Если бы только конструктивизм и деконструкция могли разойтись
Почему мое решение, скорее всего, окажется неудачным? Отнюдь не потому, что слово "конструктивизм" – это красная тряпка для участников "научных войн" (я все еще надеюсь, что их можно успокоить). Это слово связано с деконструкцией, вот что представляет гораздо большую опасность. Приставка "де" как будто должна указать на противоположное направление, но этого явно недостаточно для критического духа, который тут же поднимает ироничную голову и, ликуя, говорит: "Если X - это конструкция, то мы легко можем "деконструировать" ее в пыль". Отношение "конструкции" к "деконструкции" выглядит столь же необходимым, как экологическое отношение добычи к хищнику. Произнесите слово "конструкция", и вместо того, чтобы подумать, какие имеются средства и ресурсы для сохранения или реставрации постройки, Злой Волчище сразу зачавкает деконструктивистской пастью в страстном предвкушении. Дело в том, что сторонники критицизма разделяют со своими жестокими врагами, фундаменталистами, как минимум одну общую предпосылку: они тоже полагают, что если нечто создано, это само по себе является доказательством такой его неполноценности, что его следует деконструировать до тех пор, пока не будет достигнут угодный им идеал, – а именно то, к чему вообще не приложены человеческие руки.

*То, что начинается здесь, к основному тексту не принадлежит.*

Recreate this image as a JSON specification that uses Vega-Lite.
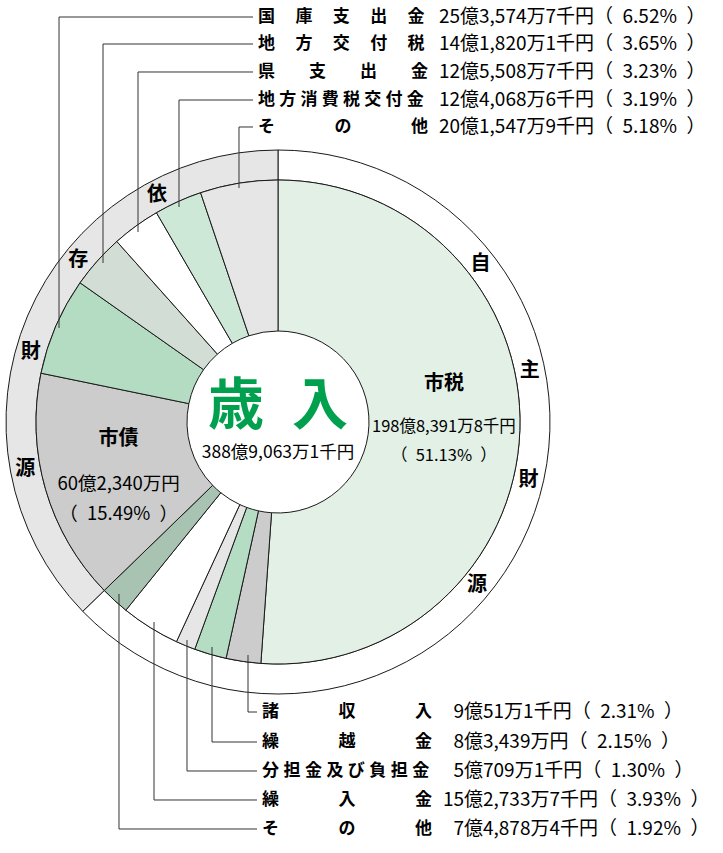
{
  "$schema": "https://vega.github.io/schema/vega-lite/v6.json",
  "width": 556,
  "height": 844,
  "autosize": {"type": "none"},
  "padding": {"left": 0, "top": 0, "right": 167, "bottom": 9},
  "background": "white",
  "config": {"view": {"stroke": null}},
  "datasets": {
    "items": [
      {"key": "k01", "name": "市税", "label": "市税", "grp": "自主財源", "ord": 1, "v": 19883918, "pct": 51.13},
      {"key": "k02", "name": "諸収入", "label": "諸\u3000\u3000\u3000\u2002収\u3000\u3000\u3000\u2002入", "grp": "自主財源", "ord": 2, "v": 900511, "pct": 2.31},
      {"key": "k03", "name": "繰越金", "label": "繰\u3000\u3000\u3000\u2002越\u3000\u3000\u3000\u2002金", "grp": "自主財源", "ord": 3, "v": 834390, "pct": 2.15},
      {"key": "k04", "name": "分担金及び負担金", "label": "分\u2009\u200A担\u2009\u200A金\u2009\u200A及\u2009\u200Aび\u2009\u200A負\u2009\u200A担\u2009\u200A金", "grp": "自主財源", "ord": 4, "v": 507091, "pct": 1.30},
      {"key": "k05", "name": "繰入金", "label": "繰\u3000\u3000\u3000\u2002入\u3000\u3000\u3000\u2002金", "grp": "自主財源", "ord": 5, "v": 1527337, "pct": 3.93},
      {"key": "k06", "name": "その他", "label": "そ\u3000\u3000\u3000\u2002の\u3000\u3000\u3000\u2002他", "grp": "自主財源", "ord": 6, "v": 748784, "pct": 1.92},
      {"key": "k07", "name": "市債", "label": "市債", "grp": "依存財源", "ord": 7, "v": 6023400, "pct": 15.49},
      {"key": "k08", "name": "国庫支出金", "label": "国\u3000\u2009庫\u3000\u2009支\u3000\u2009出\u3000\u2009金", "grp": "依存財源", "ord": 8, "v": 2535747, "pct": 6.52},
      {"key": "k09", "name": "地方交付税", "label": "地\u3000\u2009方\u3000\u2009交\u3000\u2009付\u3000\u2009税", "grp": "依存財源", "ord": 9, "v": 1418201, "pct": 3.65},
      {"key": "k10", "name": "県支出金", "label": "県\u3000\u3000支\u3000\u3000出\u3000\u3000金", "grp": "依存財源", "ord": 10, "v": 1255087, "pct": 3.23},
      {"key": "k11", "name": "地方消費税交付金", "label": "地\u2005方\u2005消\u2005費\u2005税\u2005交\u2005付\u2005金", "grp": "依存財源", "ord": 11, "v": 1240686, "pct": 3.19},
      {"key": "k12", "name": "その他", "label": "そ\u3000\u3000\u3000\u2002の\u3000\u3000\u3000\u2002他", "grp": "依存財源", "ord": 12, "v": 2015479, "pct": 5.18}
    ],
    "leaders": [
      {"key": "k08", "s": 0, "u": -0.8051, "v": 0.3456}, {"key": "k08", "s": 1, "u": -0.8051, "v": 1.4890}, {"key": "k08", "s": 2, "u": -0.0919, "v": 1.4890},
      {"key": "k09", "s": 0, "u": -0.6434, "v": 0.5846}, {"key": "k09", "s": 1, "u": -0.6434, "v": 1.3897}, {"key": "k09", "s": 2, "u": -0.0919, "v": 1.3897},
      {"key": "k10", "s": 0, "u": -0.5147, "v": 0.6985}, {"key": "k10", "s": 1, "u": -0.5147, "v": 1.2868}, {"key": "k10", "s": 2, "u": -0.0919, "v": 1.2868},
      {"key": "k11", "s": 0, "u": -0.3640, "v": 0.7904}, {"key": "k11", "s": 1, "u": -0.3640, "v": 1.1838}, {"key": "k11", "s": 2, "u": -0.0919, "v": 1.1838},
      {"key": "k12", "s": 0, "u": -0.1434, "v": 0.8603}, {"key": "k12", "s": 1, "u": -0.1434, "v": 1.0846}, {"key": "k12", "s": 2, "u": -0.0919, "v": 1.0846},
      {"key": "k02", "s": 0, "u": -0.1103, "v": -0.8566}, {"key": "k02", "s": 1, "u": -0.1103, "v": -1.0662}, {"key": "k02", "s": 2, "u": -0.0772, "v": -1.0662},
      {"key": "k03", "s": 0, "u": -0.2426, "v": -0.8272}, {"key": "k03", "s": 1, "u": -0.2426, "v": -1.1765}, {"key": "k03", "s": 2, "u": -0.0772, "v": -1.1765},
      {"key": "k04", "s": 0, "u": -0.3346, "v": -0.8015}, {"key": "k04", "s": 1, "u": -0.3346, "v": -1.2831}, {"key": "k04", "s": 2, "u": -0.0772, "v": -1.2831},
      {"key": "k05", "s": 0, "u": -0.4559, "v": -0.7353}, {"key": "k05", "s": 1, "u": -0.4559, "v": -1.3897}, {"key": "k05", "s": 2, "u": -0.0772, "v": -1.3897},
      {"key": "k06", "s": 0, "u": -0.5846, "v": -0.6324}, {"key": "k06", "s": 1, "u": -0.5846, "v": -1.4963}, {"key": "k06", "s": 2, "u": -0.0772, "v": -1.4963}
    ],
    "ring": [
      {"ch": "自", "deg": 52}, {"ch": "主", "deg": 78.5}, {"ch": "財", "deg": 103}, {"ch": "源", "deg": 129.3},
      {"ch": "依", "deg": 331.9}, {"ch": "存", "deg": 309}, {"ch": "財", "deg": 285.8}, {"ch": "源", "deg": 259.5}
    ]
  },
  "resolve": {"scale": {"theta": "independent", "color": "independent"}},
  "layer": [
    {
      "data": {"name": "items"},
      "transform": [{"aggregate": [{"op": "sum", "field": "v", "as": "v"}, {"op": "min", "field": "ord", "as": "ord"}], "groupby": ["grp"]}],
      "mark": {"type": "arc", "outerRadius": 272, "innerRadius": 242, "stroke": "#1a1a1a", "strokeWidth": 1},
      "encoding": {
        "theta": {"field": "v", "type": "quantitative", "stack": true},
        "order": {"field": "ord", "type": "quantitative"},
        "color": {"field": "grp", "type": "nominal", "scale": {"domain": ["自主財源", "依存財源"], "range": ["#ffffff", "#e6e6e6"]}, "legend": null}
      }
    },
    {
      "data": {"name": "items"},
      "mark": {"type": "arc", "outerRadius": 242, "innerRadius": 91, "stroke": "#1a1a1a", "strokeWidth": 1},
      "encoding": {
        "theta": {"field": "v", "type": "quantitative", "stack": true},
        "order": {"field": "ord", "type": "quantitative"},
        "color": {"field": "key", "type": "nominal", "scale": {"domain": ["k01","k02","k03","k04","k05","k06","k07","k08","k09","k10","k11","k12"], "range": ["#e2f0e6","#cccccc","#b4ddc4","#e6e6e6","#ffffff","#a9c3b3","#cccccc","#b3dcc2","#d1ddd5","#ffffff","#cde8d7","#e6e6e6"]}, "legend": null}
      }
    },
    {
      "data": {"name": "leaders"},
      "mark": {"type": "line", "color": "#333333", "strokeWidth": 1},
      "encoding": {
        "x": {"field": "u", "type": "quantitative", "scale": {"domain": [-1.0221, 1.0221], "nice": false, "zero": false}, "axis": null},
        "y": {"field": "v", "type": "quantitative", "scale": {"domain": [-1.5515, 1.5515], "nice": false, "zero": false}, "axis": null},
        "detail": {"field": "key"},
        "order": {"field": "s", "type": "quantitative"}
      }
    },
    {
      "data": {"name": "ring"},
      "mark": {"type": "text", "radius": 257, "font": "Noto Sans CJK JP", "fontWeight": "bold", "fontSize": 20, "color": "#000000", "align": "center", "baseline": "middle"},
      "encoding": {
        "theta": {"field": "deg", "type": "quantitative", "scale": {"domain": [0, 360], "range": [0, 6.283185], "zero": true, "nice": false}},
        "text": {"field": "ch"}
      }
    },
    {
      "data": {"name": "items"},
      "mark": {"type": "text", "radius": 166, "dy": -44, "font": "Noto Sans CJK JP", "fontWeight": "bold", "fontSize": 20, "color": "#000000", "align": "center", "baseline": "middle"},
      "encoding": {
        "theta": {"field": "v", "type": "quantitative", "stack": true},
        "order": {"field": "ord", "type": "quantitative"},
        "text": {"condition": {"test": "datum.key === 'k01'", "field": "name"}, "value": ""}
      }
    },
    {
      "data": {"name": "items"},
      "transform": [
        {"calculate": "floor(datum.v/100000) + '億' + format(floor((datum.v%100000)/10), ',') + '万' + (datum.v%10 > 0 ? (datum.v%10) + '千' : '') + '円'", "as": "amt"},
        {"calculate": "datum.amt + '\\n' + '（\u2002' + format(datum.pct, '.2f') + '%\u2002）'", "as": "det"}
      ],
      "mark": {"type": "text", "radius": 166, "dy": -1, "lineBreak": "\n", "lineHeight": 29, "font": "Noto Sans CJK JP", "fontSize": 16.5, "color": "#000000", "align": "center", "baseline": "middle"},
      "encoding": {
        "theta": {"field": "v", "type": "quantitative", "stack": true},
        "order": {"field": "ord", "type": "quantitative"},
        "text": {"condition": {"test": "datum.key === 'k01'", "field": "det"}, "value": ""}
      }
    },
    {
      "data": {"name": "items"},
      "mark": {"type": "text", "radius": 166, "dy": -29, "font": "Noto Sans CJK JP", "fontWeight": "bold", "fontSize": 20, "color": "#000000", "align": "center", "baseline": "middle"},
      "encoding": {
        "theta": {"field": "v", "type": "quantitative", "stack": true},
        "order": {"field": "ord", "type": "quantitative"},
        "text": {"condition": {"test": "datum.key === 'k07'", "field": "name"}, "value": ""}
      }
    },
    {
      "data": {"name": "items"},
      "transform": [
        {"calculate": "floor(datum.v/100000) + '億' + format(floor((datum.v%100000)/10), ',') + '万' + (datum.v%10 > 0 ? (datum.v%10) + '千' : '') + '円'", "as": "amt"},
        {"calculate": "datum.amt + '\\n' + '（\u2002' + format(datum.pct, '.2f') + '%\u2002）'", "as": "det"}
      ],
      "mark": {"type": "text", "radius": 166, "dy": 16, "lineBreak": "\n", "lineHeight": 30, "font": "Noto Sans CJK JP", "fontSize": 18.5, "color": "#000000", "align": "center", "baseline": "middle"},
      "encoding": {
        "theta": {"field": "v", "type": "quantitative", "stack": true},
        "order": {"field": "ord", "type": "quantitative"},
        "text": {"condition": {"test": "datum.key === 'k07'", "field": "det"}, "value": ""}
      }
    },
    {
      "data": {"name": "items"},
      "transform": [{"aggregate": [{"op": "sum", "field": "v", "as": "v"}]}],
      "mark": {"type": "text", "text": "歳\u2002入", "dy": -15, "font": "Noto Sans CJK JP", "fontWeight": "bold", "fontSize": 56, "color": "#00a04e", "align": "center", "baseline": "middle"}
    },
    {
      "data": {"name": "items"},
      "transform": [
        {"aggregate": [{"op": "sum", "field": "v", "as": "v"}]},
        {"calculate": "floor(datum.v/100000) + '億' + format(floor((datum.v%100000)/10), ',') + '万' + (datum.v%10 > 0 ? (datum.v%10) + '千' : '') + '円'", "as": "amt"}
      ],
      "mark": {"type": "text", "dy": 31, "font": "Noto Sans CJK JP", "fontSize": 17.5, "color": "#000000", "align": "center", "baseline": "middle"},
      "encoding": {"text": {"field": "amt"}}
    },
    {
      "data": {"name": "leaders"},
      "transform": [
        {"filter": "datum.s === 2"},
        {"lookup": "key", "from": {"data": {"name": "items"}, "key": "key", "fields": ["label", "pct"]}}
      ],
      "mark": {"type": "text", "dx": 5, "font": "Noto Sans CJK JP", "fontWeight": "bold", "fontSize": 17, "color": "#000000", "align": "left", "baseline": "middle"},
      "encoding": {
        "x": {"field": "u", "type": "quantitative", "scale": {"domain": [-1.0221, 1.0221], "nice": false, "zero": false}, "axis": null},
        "y": {"field": "v", "type": "quantitative", "scale": {"domain": [-1.5515, 1.5515], "nice": false, "zero": false}, "axis": null},
        "text": {"field": "label"}
      }
    },
    {
      "data": {"name": "leaders"},
      "transform": [
        {"filter": "datum.s === 2"},
        {"lookup": "key", "from": {"data": {"name": "items"}, "key": "key", "fields": ["v", "pct"]}, "as": ["amount", "pct"]},
        {"calculate": "'' + floor(datum.amount/100000)", "as": "oku"}
      ],
      "mark": {"type": "text", "dx": 207, "font": "Noto Sans CJK JP", "fontSize": 19, "color": "#000000", "align": "right", "baseline": "middle"},
      "encoding": {
        "x": {"field": "u", "type": "quantitative", "scale": {"domain": [-1.0221, 1.0221], "nice": false, "zero": false}, "axis": null},
        "y": {"field": "v", "type": "quantitative", "scale": {"domain": [-1.5515, 1.5515], "nice": false, "zero": false}, "axis": null},
        "text": {"field": "oku"}
      }
    },
    {
      "data": {"name": "leaders"},
      "transform": [
        {"filter": "datum.s === 2"},
        {"lookup": "key", "from": {"data": {"name": "items"}, "key": "key", "fields": ["v", "pct"]}, "as": ["amount", "pct"]},
        {"calculate": "'億' + format(floor((datum.amount%100000)/10), ',') + '万' + (datum.amount%10 > 0 ? (datum.amount%10) + '千' : '') + '円（\u2002' + format(datum.pct, '.2f') + '%\u2002）'", "as": "rest"}
      ],
      "mark": {"type": "text", "dx": 207, "font": "Noto Sans CJK JP", "fontSize": 19, "color": "#000000", "align": "left", "baseline": "middle"},
      "encoding": {
        "x": {"field": "u", "type": "quantitative", "scale": {"domain": [-1.0221, 1.0221], "nice": false, "zero": false}, "axis": null},
        "y": {"field": "v", "type": "quantitative", "scale": {"domain": [-1.5515, 1.5515], "nice": false, "zero": false}, "axis": null},
        "text": {"field": "rest"}
      }
    }
  ]
}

Деконструктивизм выбирает извилистый путь, чтобы обогнуть те вершины, которые конструктивизм или композиционизм, стремятся покорить – пусть и ценой "петляния" по склонам. Не странно ли, что такие разные по своим целям способы движения путают друг с другом? Правда, с большого расстояния они выглядят одинаково, поскольку сильно отклоняются от прямого пути, о котором грезят фундаменталисты. Они оба настаивают на неизбежных посреднических искажениях, т. е. на тех властных арбитрах, которые закрывают прямой доступ к объективности, истине, морали, священному или прекрасному. Но этим сходство исчерпывается. Деконструкция зигзагами сползает вниз, чтобы избежать опасности Присутствия. Композиционизм, петляя, идет в гору, стараясь ухватить столько Присутствия, сколько возможно. Деконструкция ведет себя так, как будто для слов не существует страшнее опасности, чем нести слишком много значений. Композиционизм, напротив, пытается выжать как можно больше реальности из хранящих ее ломких и хрупких посредников. Путь деконструкции извилист, потому что она все время отсрочивает произнесение слов, композиционизм хочет быть честным и петляет, чтобы обойти только самые неприступные кручи на пути вверх. Один убегает от Божественного лика, и желал бы его стереть, другой знает, что лика "самого по себе" не существует, а потому стирать нечего: лик должен быть написан и переписан во многих неподражательных воспроизведениях и представлениях (см. работу Кернера (Koerner 2002)).